— RECORDED DATA —
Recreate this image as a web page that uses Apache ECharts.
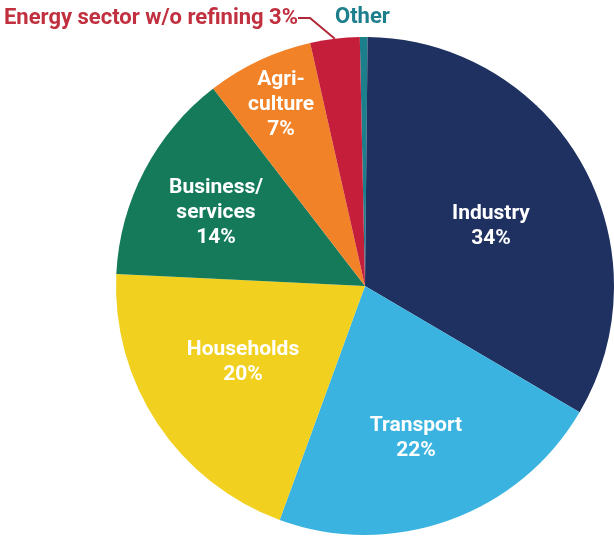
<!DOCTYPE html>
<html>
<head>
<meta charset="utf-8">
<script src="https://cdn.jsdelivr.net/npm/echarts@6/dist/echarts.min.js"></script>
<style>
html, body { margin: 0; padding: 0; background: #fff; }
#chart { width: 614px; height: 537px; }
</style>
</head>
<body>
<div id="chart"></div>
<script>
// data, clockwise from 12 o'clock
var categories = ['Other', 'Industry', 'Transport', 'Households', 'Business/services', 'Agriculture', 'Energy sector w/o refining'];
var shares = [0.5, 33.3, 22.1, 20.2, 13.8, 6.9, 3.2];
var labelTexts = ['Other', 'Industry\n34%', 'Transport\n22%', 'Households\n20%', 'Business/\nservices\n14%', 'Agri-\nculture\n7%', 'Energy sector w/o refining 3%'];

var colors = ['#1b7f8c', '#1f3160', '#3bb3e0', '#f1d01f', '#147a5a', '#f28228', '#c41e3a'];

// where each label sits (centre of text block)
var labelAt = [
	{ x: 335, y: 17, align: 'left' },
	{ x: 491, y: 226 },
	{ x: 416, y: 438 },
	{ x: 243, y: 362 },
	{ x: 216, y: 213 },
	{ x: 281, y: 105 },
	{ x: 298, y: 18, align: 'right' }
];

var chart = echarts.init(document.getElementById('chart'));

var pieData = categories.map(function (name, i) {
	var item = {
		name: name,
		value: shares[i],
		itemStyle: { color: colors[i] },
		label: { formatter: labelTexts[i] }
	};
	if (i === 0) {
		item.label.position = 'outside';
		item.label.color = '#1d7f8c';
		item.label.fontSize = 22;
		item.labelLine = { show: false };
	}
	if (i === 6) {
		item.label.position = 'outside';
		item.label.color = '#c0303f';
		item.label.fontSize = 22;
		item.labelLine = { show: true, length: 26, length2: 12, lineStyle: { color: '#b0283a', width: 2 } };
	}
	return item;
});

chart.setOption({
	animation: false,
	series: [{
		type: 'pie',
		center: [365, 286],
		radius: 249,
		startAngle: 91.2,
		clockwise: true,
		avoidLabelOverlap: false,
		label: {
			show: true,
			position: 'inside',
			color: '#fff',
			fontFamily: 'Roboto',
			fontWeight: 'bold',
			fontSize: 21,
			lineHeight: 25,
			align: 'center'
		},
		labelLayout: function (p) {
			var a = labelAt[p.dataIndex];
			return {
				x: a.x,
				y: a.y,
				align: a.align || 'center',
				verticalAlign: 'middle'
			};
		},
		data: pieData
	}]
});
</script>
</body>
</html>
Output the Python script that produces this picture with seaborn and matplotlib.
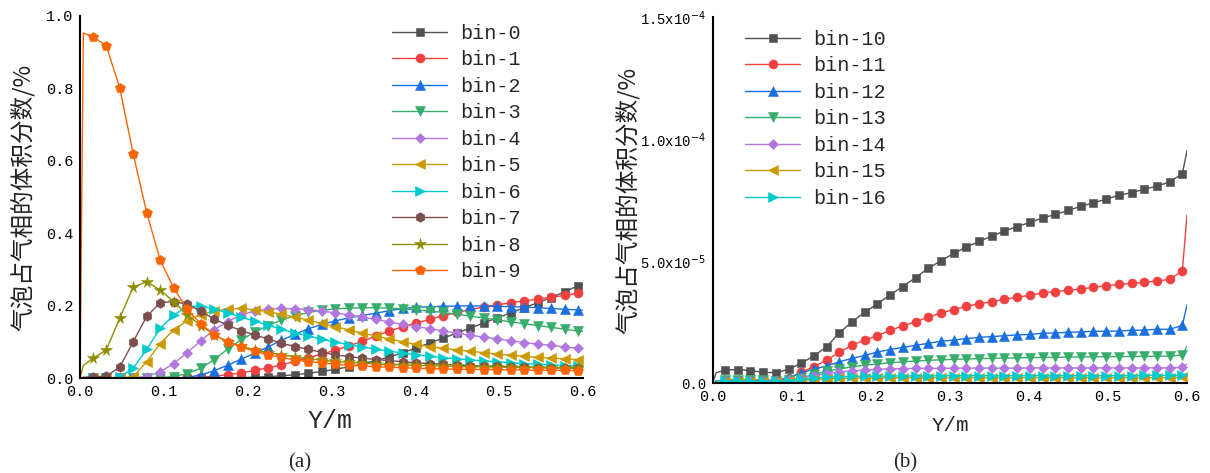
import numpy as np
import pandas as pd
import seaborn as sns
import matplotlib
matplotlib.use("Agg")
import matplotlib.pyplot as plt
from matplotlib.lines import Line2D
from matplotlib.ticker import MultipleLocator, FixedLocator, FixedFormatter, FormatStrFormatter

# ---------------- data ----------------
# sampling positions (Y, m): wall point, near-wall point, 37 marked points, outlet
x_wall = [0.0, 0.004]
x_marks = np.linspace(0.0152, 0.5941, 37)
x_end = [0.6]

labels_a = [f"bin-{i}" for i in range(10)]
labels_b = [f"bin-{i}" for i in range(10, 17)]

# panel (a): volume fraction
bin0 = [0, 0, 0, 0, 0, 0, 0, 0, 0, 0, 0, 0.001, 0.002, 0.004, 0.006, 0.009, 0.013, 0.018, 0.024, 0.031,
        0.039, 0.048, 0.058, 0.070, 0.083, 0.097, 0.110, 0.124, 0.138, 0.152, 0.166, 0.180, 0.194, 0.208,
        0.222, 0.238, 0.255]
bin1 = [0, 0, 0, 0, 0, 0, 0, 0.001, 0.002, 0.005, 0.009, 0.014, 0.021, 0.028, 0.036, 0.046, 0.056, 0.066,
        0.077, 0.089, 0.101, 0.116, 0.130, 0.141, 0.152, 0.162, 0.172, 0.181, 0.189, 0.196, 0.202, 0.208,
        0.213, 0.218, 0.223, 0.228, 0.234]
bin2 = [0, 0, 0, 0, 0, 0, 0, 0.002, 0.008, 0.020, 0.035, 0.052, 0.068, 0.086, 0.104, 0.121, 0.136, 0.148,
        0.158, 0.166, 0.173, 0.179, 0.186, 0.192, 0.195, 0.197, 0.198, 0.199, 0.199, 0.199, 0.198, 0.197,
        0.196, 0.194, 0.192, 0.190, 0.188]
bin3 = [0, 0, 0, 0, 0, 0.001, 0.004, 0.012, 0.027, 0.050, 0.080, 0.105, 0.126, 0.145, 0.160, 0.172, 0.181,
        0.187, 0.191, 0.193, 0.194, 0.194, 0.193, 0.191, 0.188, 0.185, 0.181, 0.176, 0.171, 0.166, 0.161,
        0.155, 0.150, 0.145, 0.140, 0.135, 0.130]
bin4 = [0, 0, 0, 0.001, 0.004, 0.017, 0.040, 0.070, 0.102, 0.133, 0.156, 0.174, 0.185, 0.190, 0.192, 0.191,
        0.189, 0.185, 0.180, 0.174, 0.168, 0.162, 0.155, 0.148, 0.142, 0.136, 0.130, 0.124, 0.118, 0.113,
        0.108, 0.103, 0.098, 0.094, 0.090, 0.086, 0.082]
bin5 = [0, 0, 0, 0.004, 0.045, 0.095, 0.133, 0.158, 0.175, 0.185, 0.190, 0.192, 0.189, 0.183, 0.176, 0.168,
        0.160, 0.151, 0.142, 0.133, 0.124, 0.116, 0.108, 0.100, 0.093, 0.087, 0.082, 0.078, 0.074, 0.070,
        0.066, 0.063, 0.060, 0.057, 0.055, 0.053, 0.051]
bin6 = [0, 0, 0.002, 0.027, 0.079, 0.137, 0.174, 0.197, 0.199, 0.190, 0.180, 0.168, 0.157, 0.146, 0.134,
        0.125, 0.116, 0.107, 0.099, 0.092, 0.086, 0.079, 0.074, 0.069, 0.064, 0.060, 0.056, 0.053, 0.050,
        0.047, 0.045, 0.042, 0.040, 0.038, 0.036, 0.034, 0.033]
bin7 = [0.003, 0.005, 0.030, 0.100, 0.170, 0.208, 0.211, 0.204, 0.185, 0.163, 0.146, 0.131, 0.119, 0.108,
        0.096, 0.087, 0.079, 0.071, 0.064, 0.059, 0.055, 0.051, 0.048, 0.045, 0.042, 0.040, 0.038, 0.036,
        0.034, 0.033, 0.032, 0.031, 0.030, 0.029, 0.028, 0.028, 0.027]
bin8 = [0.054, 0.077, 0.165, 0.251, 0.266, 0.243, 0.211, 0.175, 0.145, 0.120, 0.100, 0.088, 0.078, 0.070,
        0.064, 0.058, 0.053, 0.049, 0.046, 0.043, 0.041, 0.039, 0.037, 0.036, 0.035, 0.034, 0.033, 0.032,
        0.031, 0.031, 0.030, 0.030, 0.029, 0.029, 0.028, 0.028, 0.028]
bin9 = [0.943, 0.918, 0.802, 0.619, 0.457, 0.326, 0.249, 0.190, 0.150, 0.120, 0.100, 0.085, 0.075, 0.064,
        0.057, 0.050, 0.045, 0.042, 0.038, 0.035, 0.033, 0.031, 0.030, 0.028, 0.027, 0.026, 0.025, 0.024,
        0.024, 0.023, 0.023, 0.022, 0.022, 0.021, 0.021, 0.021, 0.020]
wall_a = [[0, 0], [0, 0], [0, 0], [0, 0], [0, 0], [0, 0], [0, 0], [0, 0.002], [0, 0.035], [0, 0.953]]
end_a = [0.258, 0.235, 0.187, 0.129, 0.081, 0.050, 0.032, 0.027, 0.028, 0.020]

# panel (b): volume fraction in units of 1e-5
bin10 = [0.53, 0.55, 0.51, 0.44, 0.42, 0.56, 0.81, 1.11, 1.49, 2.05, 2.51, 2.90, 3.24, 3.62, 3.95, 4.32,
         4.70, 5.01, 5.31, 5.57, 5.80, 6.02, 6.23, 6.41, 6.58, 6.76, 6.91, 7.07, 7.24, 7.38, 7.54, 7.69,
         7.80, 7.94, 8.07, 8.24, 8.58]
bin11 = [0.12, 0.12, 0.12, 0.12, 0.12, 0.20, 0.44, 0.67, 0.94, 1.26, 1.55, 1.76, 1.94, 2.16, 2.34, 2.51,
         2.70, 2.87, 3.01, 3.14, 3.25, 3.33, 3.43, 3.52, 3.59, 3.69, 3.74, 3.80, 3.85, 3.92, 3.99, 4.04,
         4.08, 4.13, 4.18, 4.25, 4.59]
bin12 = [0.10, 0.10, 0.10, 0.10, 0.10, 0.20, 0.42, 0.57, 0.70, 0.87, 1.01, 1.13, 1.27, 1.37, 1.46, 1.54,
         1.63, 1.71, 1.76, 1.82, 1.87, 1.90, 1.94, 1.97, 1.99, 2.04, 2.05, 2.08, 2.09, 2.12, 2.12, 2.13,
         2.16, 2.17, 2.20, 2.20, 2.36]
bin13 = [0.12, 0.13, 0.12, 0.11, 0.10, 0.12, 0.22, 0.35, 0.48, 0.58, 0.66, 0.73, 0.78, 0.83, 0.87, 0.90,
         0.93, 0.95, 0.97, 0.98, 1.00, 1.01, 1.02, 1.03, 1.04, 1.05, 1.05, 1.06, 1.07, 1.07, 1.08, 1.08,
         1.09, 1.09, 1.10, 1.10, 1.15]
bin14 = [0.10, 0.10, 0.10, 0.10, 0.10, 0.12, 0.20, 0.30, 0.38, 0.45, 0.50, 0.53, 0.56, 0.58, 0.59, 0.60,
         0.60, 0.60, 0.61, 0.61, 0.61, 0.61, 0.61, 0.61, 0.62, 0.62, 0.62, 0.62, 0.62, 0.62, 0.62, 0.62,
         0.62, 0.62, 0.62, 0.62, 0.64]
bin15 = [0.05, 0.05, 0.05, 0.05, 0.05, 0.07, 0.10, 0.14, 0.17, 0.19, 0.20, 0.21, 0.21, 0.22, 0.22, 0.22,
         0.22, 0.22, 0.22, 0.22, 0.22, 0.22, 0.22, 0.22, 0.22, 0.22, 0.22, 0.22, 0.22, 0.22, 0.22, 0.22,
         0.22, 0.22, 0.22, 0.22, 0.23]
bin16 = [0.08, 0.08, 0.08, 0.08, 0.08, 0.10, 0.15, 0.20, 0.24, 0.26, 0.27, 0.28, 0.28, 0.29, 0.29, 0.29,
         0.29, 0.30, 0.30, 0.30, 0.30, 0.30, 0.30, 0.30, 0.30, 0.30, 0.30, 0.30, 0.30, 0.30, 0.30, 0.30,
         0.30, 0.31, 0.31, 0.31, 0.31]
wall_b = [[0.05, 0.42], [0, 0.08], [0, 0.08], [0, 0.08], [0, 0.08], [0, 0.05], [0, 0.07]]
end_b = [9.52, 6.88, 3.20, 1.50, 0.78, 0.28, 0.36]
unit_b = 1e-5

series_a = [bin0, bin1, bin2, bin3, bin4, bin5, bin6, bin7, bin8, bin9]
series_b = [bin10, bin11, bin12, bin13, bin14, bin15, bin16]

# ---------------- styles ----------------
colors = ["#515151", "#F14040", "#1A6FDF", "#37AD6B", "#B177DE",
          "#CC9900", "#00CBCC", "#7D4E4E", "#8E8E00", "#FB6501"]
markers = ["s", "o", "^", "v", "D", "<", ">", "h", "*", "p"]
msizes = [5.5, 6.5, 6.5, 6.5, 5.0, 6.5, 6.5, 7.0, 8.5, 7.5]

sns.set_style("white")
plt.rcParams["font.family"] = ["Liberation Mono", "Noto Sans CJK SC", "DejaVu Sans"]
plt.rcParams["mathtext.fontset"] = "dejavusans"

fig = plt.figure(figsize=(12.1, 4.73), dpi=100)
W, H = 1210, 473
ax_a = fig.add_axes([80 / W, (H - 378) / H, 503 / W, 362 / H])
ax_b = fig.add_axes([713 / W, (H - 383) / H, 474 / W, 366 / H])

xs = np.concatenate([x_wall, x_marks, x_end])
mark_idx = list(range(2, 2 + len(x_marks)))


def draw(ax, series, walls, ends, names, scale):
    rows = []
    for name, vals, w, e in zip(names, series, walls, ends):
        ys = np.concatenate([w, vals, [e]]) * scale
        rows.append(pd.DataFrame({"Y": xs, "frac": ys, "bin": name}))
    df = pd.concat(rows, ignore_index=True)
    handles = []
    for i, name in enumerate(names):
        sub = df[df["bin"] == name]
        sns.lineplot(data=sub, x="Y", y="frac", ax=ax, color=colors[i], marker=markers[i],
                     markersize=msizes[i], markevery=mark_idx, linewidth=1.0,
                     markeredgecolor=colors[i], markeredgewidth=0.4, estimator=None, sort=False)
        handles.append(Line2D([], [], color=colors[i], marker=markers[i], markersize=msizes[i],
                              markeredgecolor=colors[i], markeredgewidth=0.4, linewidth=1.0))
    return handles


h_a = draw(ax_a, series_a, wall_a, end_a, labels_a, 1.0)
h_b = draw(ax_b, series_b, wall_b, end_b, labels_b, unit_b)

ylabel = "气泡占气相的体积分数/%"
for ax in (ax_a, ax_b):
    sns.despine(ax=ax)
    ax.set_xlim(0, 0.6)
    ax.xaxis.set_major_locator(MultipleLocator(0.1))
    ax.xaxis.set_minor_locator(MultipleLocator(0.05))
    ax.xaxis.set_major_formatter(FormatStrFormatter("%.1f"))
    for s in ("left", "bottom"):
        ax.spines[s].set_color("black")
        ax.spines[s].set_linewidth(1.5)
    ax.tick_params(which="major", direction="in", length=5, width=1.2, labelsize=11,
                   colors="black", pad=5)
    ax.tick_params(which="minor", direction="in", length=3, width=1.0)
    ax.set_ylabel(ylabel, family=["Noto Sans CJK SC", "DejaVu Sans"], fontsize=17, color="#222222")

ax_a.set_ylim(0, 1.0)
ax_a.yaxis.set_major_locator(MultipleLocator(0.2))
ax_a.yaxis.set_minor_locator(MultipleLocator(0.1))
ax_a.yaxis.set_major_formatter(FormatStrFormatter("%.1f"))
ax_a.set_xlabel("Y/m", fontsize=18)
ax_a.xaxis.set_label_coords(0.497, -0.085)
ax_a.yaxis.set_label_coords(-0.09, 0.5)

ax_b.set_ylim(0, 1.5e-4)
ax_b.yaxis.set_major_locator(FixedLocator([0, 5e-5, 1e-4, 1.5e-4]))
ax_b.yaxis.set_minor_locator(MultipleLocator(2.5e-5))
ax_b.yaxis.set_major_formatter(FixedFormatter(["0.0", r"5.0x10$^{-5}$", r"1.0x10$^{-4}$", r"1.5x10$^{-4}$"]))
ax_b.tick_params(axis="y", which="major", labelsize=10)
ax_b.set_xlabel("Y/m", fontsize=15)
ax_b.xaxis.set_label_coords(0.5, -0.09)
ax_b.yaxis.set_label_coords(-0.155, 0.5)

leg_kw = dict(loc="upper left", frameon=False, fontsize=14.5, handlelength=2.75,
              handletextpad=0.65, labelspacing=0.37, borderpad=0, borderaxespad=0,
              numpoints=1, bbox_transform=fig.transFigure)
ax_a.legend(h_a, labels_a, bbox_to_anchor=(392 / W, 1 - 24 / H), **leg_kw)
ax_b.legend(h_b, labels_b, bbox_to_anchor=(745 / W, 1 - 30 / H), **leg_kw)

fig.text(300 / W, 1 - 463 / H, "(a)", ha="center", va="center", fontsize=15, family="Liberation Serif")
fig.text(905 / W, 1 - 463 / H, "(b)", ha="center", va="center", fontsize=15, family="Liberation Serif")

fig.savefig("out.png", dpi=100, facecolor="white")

— REQUEST —
Please quote only the span of lines whose first line contains "Output the Python" and whose last line contains "from matplotlib.ticker import", leaving every picture out.

— SOLUTION TO THIS EXERCISE —
Output the Python script that produces this picture with seaborn and matplotlib.
import numpy as np
import pandas as pd
import seaborn as sns
import matplotlib
matplotlib.use("Agg")
import matplotlib.pyplot as plt
from matplotlib.lines import Line2D
from matplotlib.ticker import MultipleLocator, FixedLocator, FixedFormatter, FormatStrFormatter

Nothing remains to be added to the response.